As the novella progresses we are treated to some wonderfully comic interplay between the main players, especially the three middle-aged women: Léa, Chéri’s mother (Madame Charlotte Peloux) and Marie-Laure, the mother of Chéri’s young bride. Colette portrays Léa and Charlotte Peloux as friendly adversaries, somehow drawing comfort from one another despite their differences. In this scene, at a gathering at Madame Peloux’s house, the guests discuss Chéri and Edmée’s wedding and the mother of the bride, Marie-Laure:
‘Madame Charlotte told us all about the wedding ceremony,’ bleated Madame Aldonza. ‘The young Madame Peloux was a dream in her wreath of orange blossom!’

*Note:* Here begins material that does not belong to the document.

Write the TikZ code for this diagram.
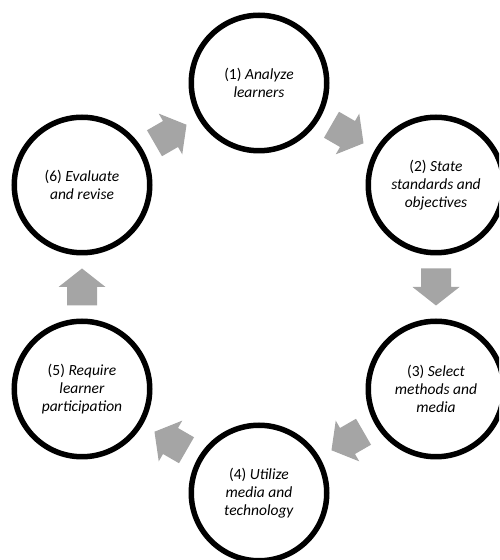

‘A madonna! A madonna!’ Madame Peloux corrected at the top of her voice, with a burst of religious fervour. ‘Never, never, has anyone looked so divine. My son was in heaven! In heaven, I tell you! … What a pair they made, what a pair!’

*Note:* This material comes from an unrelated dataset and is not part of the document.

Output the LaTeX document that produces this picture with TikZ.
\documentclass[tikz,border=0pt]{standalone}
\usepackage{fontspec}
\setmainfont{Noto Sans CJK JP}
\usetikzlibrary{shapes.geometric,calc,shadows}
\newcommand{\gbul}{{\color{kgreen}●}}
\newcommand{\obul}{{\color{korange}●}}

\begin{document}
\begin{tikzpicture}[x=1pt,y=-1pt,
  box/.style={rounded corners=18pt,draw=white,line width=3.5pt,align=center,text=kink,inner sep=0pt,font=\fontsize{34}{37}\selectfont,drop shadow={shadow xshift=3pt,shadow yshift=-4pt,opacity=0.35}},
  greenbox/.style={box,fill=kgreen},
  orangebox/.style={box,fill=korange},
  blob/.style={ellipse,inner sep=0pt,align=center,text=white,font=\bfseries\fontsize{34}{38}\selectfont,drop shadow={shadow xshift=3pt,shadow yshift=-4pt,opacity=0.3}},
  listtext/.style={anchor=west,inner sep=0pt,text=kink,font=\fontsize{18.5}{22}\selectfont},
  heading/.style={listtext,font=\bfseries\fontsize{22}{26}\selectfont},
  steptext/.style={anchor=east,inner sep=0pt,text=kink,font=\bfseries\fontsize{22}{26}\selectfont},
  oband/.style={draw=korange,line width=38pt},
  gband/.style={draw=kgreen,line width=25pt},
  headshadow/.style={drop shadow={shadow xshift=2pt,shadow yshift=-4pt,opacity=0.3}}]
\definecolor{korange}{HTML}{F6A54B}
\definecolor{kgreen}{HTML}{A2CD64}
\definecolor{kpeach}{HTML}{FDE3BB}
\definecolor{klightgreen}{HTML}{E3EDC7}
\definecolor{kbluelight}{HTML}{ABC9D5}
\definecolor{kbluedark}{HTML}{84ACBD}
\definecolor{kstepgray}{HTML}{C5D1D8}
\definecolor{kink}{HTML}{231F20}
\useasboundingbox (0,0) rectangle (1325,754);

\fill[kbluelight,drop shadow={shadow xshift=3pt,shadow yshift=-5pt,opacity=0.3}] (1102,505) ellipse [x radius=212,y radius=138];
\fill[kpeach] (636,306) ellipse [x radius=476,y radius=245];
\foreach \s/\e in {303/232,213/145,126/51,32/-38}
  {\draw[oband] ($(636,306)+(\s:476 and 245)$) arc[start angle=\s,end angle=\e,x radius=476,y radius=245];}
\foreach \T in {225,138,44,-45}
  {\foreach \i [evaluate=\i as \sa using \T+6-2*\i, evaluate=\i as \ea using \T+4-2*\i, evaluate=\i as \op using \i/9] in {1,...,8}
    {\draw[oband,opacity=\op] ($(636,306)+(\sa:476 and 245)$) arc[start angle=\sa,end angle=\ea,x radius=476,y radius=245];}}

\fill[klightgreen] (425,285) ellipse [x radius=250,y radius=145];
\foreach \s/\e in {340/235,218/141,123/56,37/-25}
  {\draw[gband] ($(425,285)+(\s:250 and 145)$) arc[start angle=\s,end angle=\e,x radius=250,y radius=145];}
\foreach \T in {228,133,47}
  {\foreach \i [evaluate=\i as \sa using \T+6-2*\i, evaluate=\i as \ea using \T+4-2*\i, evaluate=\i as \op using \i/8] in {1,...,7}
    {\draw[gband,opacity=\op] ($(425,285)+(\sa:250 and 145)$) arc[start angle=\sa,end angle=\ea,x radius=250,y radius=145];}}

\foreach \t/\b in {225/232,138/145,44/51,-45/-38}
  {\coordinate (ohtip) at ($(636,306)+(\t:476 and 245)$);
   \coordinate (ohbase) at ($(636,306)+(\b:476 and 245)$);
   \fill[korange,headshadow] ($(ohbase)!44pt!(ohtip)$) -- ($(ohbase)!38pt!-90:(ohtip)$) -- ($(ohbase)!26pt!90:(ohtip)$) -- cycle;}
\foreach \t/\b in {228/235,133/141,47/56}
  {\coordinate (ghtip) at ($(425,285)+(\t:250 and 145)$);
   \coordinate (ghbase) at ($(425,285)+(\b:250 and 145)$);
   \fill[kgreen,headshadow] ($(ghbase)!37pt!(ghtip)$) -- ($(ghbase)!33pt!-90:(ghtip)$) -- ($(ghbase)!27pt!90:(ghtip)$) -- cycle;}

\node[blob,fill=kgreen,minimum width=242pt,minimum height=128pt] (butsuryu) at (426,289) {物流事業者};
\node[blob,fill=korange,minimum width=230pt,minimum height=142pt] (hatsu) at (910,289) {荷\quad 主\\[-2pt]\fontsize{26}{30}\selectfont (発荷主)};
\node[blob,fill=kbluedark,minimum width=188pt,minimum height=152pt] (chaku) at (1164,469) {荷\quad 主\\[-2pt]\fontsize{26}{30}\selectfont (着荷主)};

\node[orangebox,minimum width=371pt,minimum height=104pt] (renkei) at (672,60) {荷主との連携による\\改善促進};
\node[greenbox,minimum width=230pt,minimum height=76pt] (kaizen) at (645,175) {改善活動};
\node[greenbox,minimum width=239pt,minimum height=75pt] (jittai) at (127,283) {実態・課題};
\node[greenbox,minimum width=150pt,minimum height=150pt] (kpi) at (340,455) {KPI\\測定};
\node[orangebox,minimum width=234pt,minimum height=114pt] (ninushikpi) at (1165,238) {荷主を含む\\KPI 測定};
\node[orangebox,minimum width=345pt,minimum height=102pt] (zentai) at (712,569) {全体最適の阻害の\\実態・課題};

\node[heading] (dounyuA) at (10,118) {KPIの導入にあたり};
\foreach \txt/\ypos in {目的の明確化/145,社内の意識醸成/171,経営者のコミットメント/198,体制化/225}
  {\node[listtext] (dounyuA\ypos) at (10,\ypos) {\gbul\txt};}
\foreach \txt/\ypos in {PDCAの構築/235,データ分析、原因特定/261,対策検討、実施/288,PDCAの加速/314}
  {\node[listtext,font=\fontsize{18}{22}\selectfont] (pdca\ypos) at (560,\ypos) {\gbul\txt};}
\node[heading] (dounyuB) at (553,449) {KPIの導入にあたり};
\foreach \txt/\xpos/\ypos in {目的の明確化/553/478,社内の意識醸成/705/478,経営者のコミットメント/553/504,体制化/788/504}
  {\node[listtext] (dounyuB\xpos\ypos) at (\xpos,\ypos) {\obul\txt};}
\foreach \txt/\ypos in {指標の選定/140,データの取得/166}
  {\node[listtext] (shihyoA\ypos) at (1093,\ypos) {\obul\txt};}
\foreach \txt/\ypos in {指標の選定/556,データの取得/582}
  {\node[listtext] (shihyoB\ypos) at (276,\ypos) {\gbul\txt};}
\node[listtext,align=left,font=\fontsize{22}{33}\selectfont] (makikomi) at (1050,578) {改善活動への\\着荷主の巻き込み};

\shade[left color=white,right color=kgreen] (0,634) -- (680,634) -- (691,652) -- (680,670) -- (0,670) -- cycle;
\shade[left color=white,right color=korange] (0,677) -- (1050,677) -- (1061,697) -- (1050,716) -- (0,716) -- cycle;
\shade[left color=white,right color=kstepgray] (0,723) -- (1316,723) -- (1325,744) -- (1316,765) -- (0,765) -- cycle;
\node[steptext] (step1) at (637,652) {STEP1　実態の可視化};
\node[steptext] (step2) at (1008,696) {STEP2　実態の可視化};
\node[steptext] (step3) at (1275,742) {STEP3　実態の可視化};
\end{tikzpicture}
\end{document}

‘You hear that, my passion? Orange blossom!’ Lili murmured. ‘And tell me, Charlotte, what about our mother-in-law, Marie-Laure?’
Madame Peloux’s pitiless eyes sparkled: ‘Oh, her! Out of place, absolutely out of place. In tight-fitting, black, like an eel wriggling out of the water – you could see everything, breasts, stomach – everything!’

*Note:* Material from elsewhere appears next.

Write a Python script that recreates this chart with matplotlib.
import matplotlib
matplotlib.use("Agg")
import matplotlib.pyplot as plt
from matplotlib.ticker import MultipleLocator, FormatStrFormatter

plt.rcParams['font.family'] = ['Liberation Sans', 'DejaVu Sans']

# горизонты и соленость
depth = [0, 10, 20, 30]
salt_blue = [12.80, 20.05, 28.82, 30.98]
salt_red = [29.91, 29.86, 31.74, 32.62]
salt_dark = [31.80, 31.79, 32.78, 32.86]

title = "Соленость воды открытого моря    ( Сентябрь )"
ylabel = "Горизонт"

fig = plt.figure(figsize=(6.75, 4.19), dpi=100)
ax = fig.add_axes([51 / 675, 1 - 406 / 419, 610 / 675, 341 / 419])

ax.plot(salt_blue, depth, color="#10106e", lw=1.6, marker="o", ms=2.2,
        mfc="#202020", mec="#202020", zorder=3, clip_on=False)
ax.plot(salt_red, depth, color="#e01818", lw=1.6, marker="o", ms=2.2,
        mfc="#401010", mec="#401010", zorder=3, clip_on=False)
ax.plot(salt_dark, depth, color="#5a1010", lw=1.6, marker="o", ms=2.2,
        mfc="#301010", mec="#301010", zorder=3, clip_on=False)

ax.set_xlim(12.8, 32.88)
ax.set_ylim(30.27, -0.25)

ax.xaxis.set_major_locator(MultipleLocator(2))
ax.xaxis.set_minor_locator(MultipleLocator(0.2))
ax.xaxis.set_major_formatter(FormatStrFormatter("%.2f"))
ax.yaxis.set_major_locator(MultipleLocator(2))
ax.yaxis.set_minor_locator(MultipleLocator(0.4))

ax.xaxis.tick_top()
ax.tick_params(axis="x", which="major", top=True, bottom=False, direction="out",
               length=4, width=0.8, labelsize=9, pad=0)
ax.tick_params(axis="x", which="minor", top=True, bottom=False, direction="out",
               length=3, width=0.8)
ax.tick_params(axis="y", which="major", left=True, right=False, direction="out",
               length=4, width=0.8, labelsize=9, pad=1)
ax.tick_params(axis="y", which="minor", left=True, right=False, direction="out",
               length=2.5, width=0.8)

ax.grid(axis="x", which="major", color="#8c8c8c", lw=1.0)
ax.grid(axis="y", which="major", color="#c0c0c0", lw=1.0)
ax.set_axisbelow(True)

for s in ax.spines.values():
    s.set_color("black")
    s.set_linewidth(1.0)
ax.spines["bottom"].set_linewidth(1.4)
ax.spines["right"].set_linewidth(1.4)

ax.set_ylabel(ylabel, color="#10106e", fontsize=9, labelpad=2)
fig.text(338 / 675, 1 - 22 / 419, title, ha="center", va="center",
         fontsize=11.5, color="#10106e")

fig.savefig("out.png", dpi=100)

‘By Jove!’ muttered the Baroness de la Berche with military gusto.
‘And that look of contempt she has for everybody, that look of having a dose of cyanide up her sleeve and half a pint of chloroform inside her handbag! As I said, out of place – that exactly describes her. She behaved as if she could only open spare us five minutes of her precious time –she’d hardly brushed the kiss off her lips, before she said, “Au revoir, Edmée, au revoir, Fred,” and off she flew.’ (pgs. 43-44)
However, it is the changes in Léa and Chéri’s relationship which form the heart of this book. Léa has had a number of other lovers in the past, but Chéri just might be the love of her life. At one point, he openly admits:
‘What I should have liked, or rather what would have been…fitting…decent…is to be your last [lover].’ (pg. 33)
Alone for the first time in many years, Léa is unable to settle, anxious that her beauty is fading. Which of the old crones at Madame Peloux’s house will Léa resemble in ten years’ time?
She drank some water, got out of bed, bathed her inflamed eyes, put on a little powder, poked the fire, and went back to bed. She was on her guard, full of mistrust for an enemy she had never known: grief. She had just said goodbye to thirty years of easy living: years spent pleasantly, intent often on love, sometimes on money. This had left her, at almost fifty, still young and defenceless. (p. 47)
That’s about as much as I’m going to reveal about the plot, save to say that my sympathies were with Léa throughout. Luckily for her, she is financially independent at a time when many women had to marry for financial support and survival.
Chéri was my first experience of Colette, and I’d happily read another at some point. I enjoyed the richness of Colette’s prose and the wonderful evocation of the period.
Other information on Colette: Lizzi at These Little Words posted a very interesting piece on Colette (which prompted me to try one of her books), and Max at Pechorin’s Journal has reviewed Gigi and The Cat – Gigi sounds as if it would make a delightful companion piece to Chéri.
My edition of Chéri (tr. by Roger Senhouse) is published in the UK by Vintage Books. Source: personal copy.